Warren Buffett has this fantastically understated put-down he uses when he wants to needle investment professionals. He calls them “Helpers” (consultants are “Hyper-Helpers”). It’s a fantastic put-down because it’s simultaneously denigrating and dismissive, without being overtly crass or undignified. The way Buffett writes about Helpers he conjures up images of investment professionals as childlike buffoons. When the GOAT paints a picture of you as a childlike buffoon, there’s really nothing you can do about it.
Trust me, it drives us nuts.
Some day I will write a long post about Warren Buffett, Master of Narrative. There might even be a book in this. We think of Buffett as the greatest investor of all time but he might also the greatest salesperson of all time. He has, after all, sold thousands upon thousands of self-professed contrarians on making an annual religious pilgrimage to Omaha, Nebraska. I think Buffett knows exactly what he’s doing here. And I think he derives great pleasure from it. But that’s a topic for another day.
Here I want to borrow Buffett’s put-down to talk about another kind of Helper: the transactional financial salesperson.
Early in my career, I worked as a loan rep. Specifically, I sold consumer loans. Home equity loans, auto loans, unsecured personal loans and the like. You may not believe it, but this was actually fantastic experience. It was a very safe sandbox in which to learn how deals are structured, how risks are managed (or not managed), and most importantly, how deals are sold.
I was pretty good at selling loans.
If I’d stayed in the position long enough to build up a wider personal network, I think I would have gotten really good at selling loans.
Partly because I didn’t present myself as a person selling loans. I presented myself as a problem solver. There were many cases where I really did help people solve problems, or finance projects that were important to them. But in many cases I was just restructuring their problems. The best example would be the use of a home equity term loan to consolidate credit card debt. By the numbers, it always made sense to do this. It would save people thousands upon thousands of dollars in interest expense, plus term out the debt. Mathematically, you could prove the transaction made sense.
Behaviorally, things were a bit murkier. Because the math only held if the customer stopped racking up credit card debt. Of course, I would explain that to people. I wasn’t a charlatan.
If someone had racked up credit card debt because he used it to finance some kind of one-off project or business venture that went south, then this type of refinancing transaction was a no-brainer. (This setup was rare)
If someone racked up credit card debt because he was outspending his income, it was can-kicking by another name. If his pattern of reckless spending and debt consolidation were to continue, it could eventually end in bankruptcy and the loss of the home. (This setup was more common)
I have no idea how many of these debt consolidation deals worked out for people over time.
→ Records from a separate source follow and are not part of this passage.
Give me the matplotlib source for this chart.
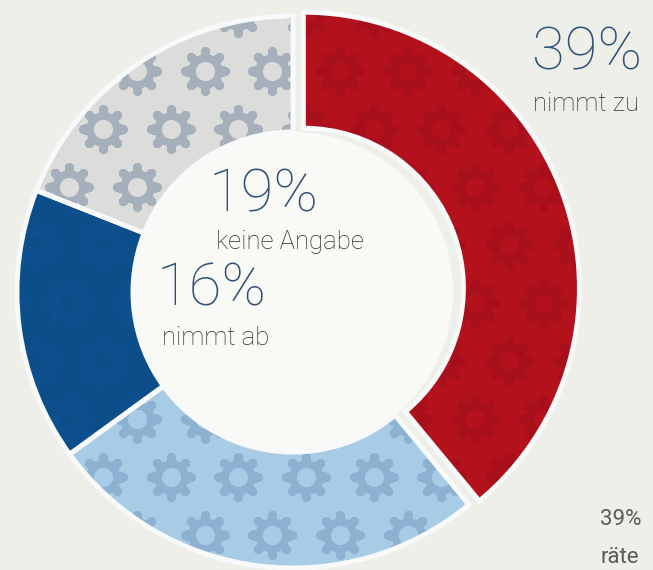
import numpy as np
import matplotlib.pyplot as plt
from matplotlib.patches import Circle

# Anteile (im Uhrzeigersinn ab 12 Uhr)
labels = ['nimmt zu', 'bleibt gleich', 'nimmt ab', 'keine Angabe']
values = [39, 26, 16, 19]
colors = ['#b3111c', '#a9cce6', '#0c4e8a', '#dcdddb']
gear_colors = ['#a70f1a', '#8db1d1', '#0d508d', '#a6b0bc']
explode = [0.04, 0, 0, 0]

W, H = 653, 570
cx, cy, r = 293, 292, 276
ring = 0.42

fig = plt.figure(figsize=(W / 100, H / 100), dpi=100)
fig.patch.set_facecolor('#efefea')
ax = fig.add_axes([(cx - r) / W, (H - cy - r) / H, 2 * r / W, 2 * r / H])

wedges, _ = ax.pie(values, colors=colors, startangle=90, counterclock=False,
                   explode=explode, radius=1.0,
                   wedgeprops=dict(width=ring, linewidth=0))
ax.add_patch(Circle((0, 0), 1 - ring, facecolor='#f9f9f6', edgecolor='none', zorder=0))

# Zahnrad-Muster als Textur, auf die Segmente beschnitten
gx, gy = np.meshgrid(np.arange(-1.3, 1.4, 0.245), np.arange(-1.3, 1.4, 0.21))
gx = gx + (np.arange(gx.shape[0])[:, None] % 2) * 0.1225
gx, gy = gx.ravel(), gy.ravel()
for w, base, gc in zip(wedges, colors, gear_colors):
    layers = [
        ax.scatter(gx, gy, s=820, marker=(8, 2, 0), color=gc, linewidths=6.5, zorder=2),
        ax.scatter(gx, gy, s=620, marker='o', color=gc, linewidths=0, zorder=2),
        ax.scatter(gx, gy, s=190, marker='o', color=base, linewidths=0, zorder=2),
    ]
    for lay in layers:
        lay.set_clip_path(w)
    w.set_clip_on(False)

# weiße Trennlinien
edges, _ = ax.pie(values, colors=colors, startangle=90, counterclock=False,
                  explode=explode, radius=1.0,
                  wedgeprops=dict(width=ring, linewidth=3.5, edgecolor='#f7f9fa'))
for e in edges:
    e.set_facecolor('none')
    e.set_zorder(3)
    e.set_clip_on(False)
ax.set_xlim(-1, 1)
ax.set_ylim(-1, 1)
ax.set_aspect('auto')
ax.axis('off')


def ftext(x, y, s, **kw):
    fig.text(x / W, 1 - y / H, s, **kw)


num_kw = dict(fontsize=43, color='#2f5077', family=['Roboto'], fontweight='light',
              ha='center', va='baseline')
lab_kw = dict(fontsize=18.5, color='#2e2e2e', family=['Roboto'], fontweight='light',
              ha='center', va='baseline')

ftext(587, 69, f'{values[0]}%', **num_kw)
ftext(586, 111, labels[0], **lab_kw)

ftext(264, 212, f'{values[3]}%', **num_kw)
ftext(290, 249, labels[3], **lab_kw)

ftext(212, 306, f'{values[2]}%', **num_kw)
ftext(216, 345, labels[2], **lab_kw)

# abgeschnittener Text am rechten Rand
small_kw = dict(fontsize=16, color='#5a5a5a', family=['Roboto'], ha='left', va='baseline')
ftext(600, 525, '39%', **small_kw)
ftext(601, 563, 'räte', **small_kw)

fig.savefig('out.png', dpi=100, facecolor=fig.get_facecolor())
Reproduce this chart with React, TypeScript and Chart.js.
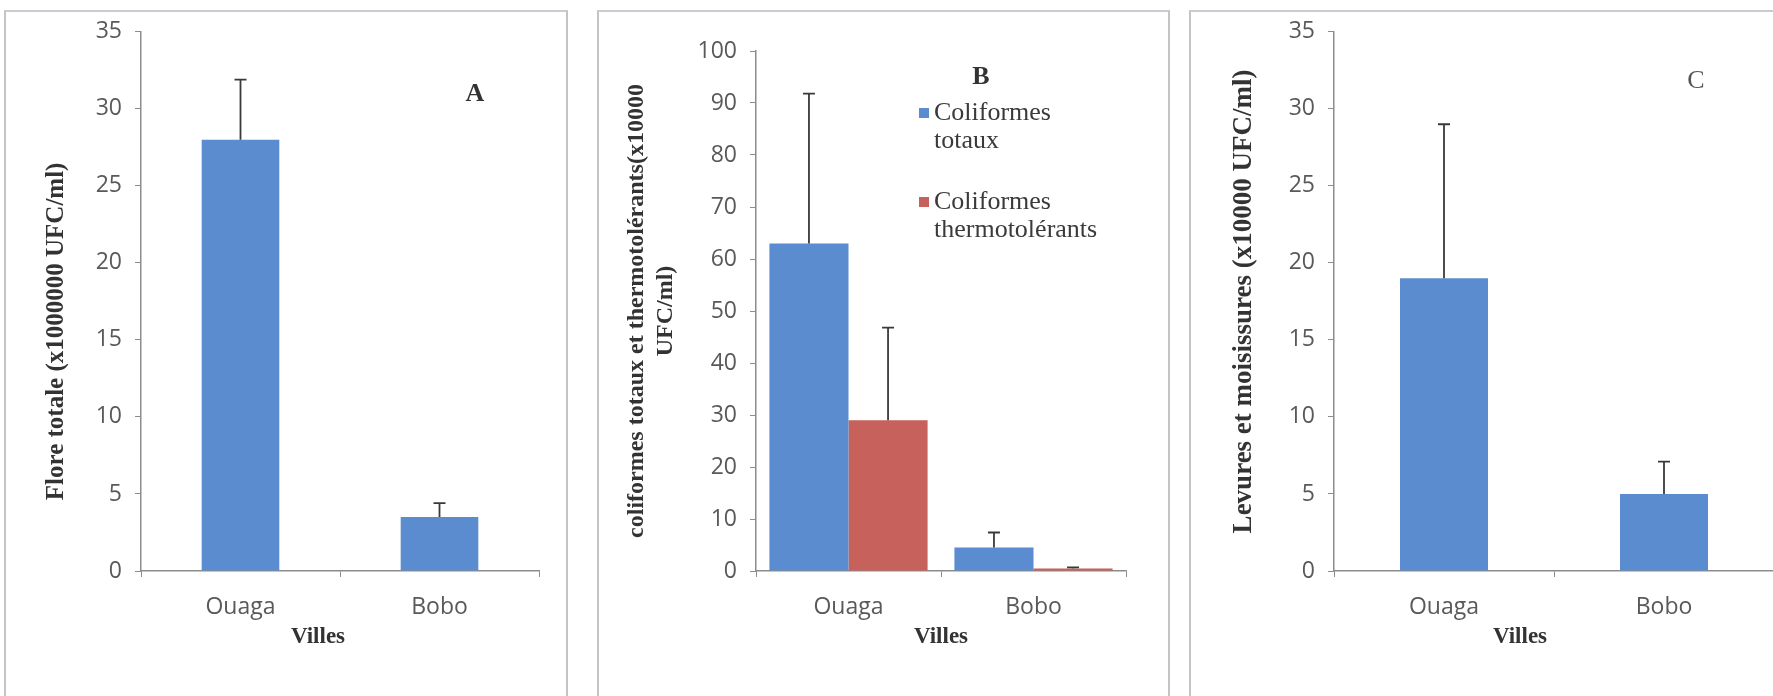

As a loan rep, my job wasn’t to distinguish between the underlying causes of different individuals’ debt problems. My job was to sell financing solutions to people in need of financing solutions.
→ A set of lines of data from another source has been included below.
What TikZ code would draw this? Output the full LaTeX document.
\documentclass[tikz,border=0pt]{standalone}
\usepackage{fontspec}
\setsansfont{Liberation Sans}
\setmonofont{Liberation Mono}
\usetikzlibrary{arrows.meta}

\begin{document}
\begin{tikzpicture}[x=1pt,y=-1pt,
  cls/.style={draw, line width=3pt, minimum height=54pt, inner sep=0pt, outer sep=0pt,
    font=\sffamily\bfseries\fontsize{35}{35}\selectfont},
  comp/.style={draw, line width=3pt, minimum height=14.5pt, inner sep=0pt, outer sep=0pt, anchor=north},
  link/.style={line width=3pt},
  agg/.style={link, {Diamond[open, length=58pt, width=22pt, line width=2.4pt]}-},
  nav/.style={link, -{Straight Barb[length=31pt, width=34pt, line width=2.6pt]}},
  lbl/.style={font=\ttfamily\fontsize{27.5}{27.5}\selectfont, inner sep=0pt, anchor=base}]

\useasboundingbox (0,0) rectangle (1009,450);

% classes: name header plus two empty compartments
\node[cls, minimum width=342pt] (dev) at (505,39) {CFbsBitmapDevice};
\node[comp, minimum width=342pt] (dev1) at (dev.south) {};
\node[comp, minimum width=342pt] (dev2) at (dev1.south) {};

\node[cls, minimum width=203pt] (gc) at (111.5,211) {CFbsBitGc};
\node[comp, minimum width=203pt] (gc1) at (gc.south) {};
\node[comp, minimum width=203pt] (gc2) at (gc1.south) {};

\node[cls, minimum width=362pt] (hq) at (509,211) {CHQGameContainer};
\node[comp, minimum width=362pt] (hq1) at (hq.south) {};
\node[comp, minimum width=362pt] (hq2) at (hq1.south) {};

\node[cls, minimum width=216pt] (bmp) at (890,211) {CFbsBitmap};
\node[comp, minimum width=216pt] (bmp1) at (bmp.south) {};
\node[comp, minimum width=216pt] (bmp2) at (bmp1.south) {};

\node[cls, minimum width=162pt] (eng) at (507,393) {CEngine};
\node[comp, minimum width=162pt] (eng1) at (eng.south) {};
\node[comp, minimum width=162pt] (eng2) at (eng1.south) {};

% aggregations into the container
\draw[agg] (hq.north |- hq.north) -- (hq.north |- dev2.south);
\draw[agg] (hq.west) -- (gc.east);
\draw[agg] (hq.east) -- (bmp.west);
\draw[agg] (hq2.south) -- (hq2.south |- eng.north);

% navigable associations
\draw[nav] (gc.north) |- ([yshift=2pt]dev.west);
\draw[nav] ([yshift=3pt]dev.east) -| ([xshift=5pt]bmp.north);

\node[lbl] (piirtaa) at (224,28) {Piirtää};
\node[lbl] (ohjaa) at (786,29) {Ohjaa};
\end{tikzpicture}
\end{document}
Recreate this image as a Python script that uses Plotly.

This is really just a long-winded way of describing agency problems and information asymmetry. In finance, these issues come up all the time. There’s this meme out there that anyone who does transactional business in finance is necessarily some kind of snake-oil salesman or charlatan. This simply isn’t true. Not all Helpers are looking to rip your face off. But not all Helpers have a fiduciary responsibility to act in your “best interest”, either. I put “best interest” in quotes because, as my home equity refinance example illustrates, it’s not always as straightforward to identify what’s in someone’s best interest as certain people would have you believe.
Transactional business isn’t inherently evil. I do transactional business with people all the time, both personally and professionally. Transactional business can work out quite well for everyone involved.
Where you run into trouble is when you mistake a TRANSACTIONAL relationship for a FIDUCIARY relationship. (See also: It’s Just Business)
If you are the finance director of a small municipality, or the CEO of a small company, and your banker comes to you with an interest rate swap that will “protect you” from interest rate risk, and you are not well-versed in the mechanics of a swaps, then you need to think long and hard about doing that deal. Because ultimately, your banker isn’t compensated to advise you. Your banker is compensated to transact business with you.
I address the finance directors of small municipalities and the CEOs of small companies specifically here because you are often seen as the suckers at the institutional poker table. There is potentially a lot of money to be made Helping you.
With apologies to The Godfather, Part II: you can respect Helpers, you can do business with a Helpers, but you should never trust a Helper.
Thank you. I spent 42 years in a trust investment environment where we were considered fiduciaries and yet, constantly had to explain to my non-trust coworkers why we would not put the company’s interests ahead of our clients. Sadly, the compensation systems of most financial institutions put the company, not their clients, first.
The banking environment is quite tough in that sense. Banking is transactional by nature and I think it’s tough to balance both mindsets. I was fortunate to work at a bank where, for a number of reasons, the products, pricing and sales tactics were not especially aggressive. But even in what was a very customer centric environment overall there was a certain level of pressure to cross-sell. I don’t have any trouble understanding how things got out of hand at Wells Fargo. And senior management ABSOLUTELY sets the tone on sales culture.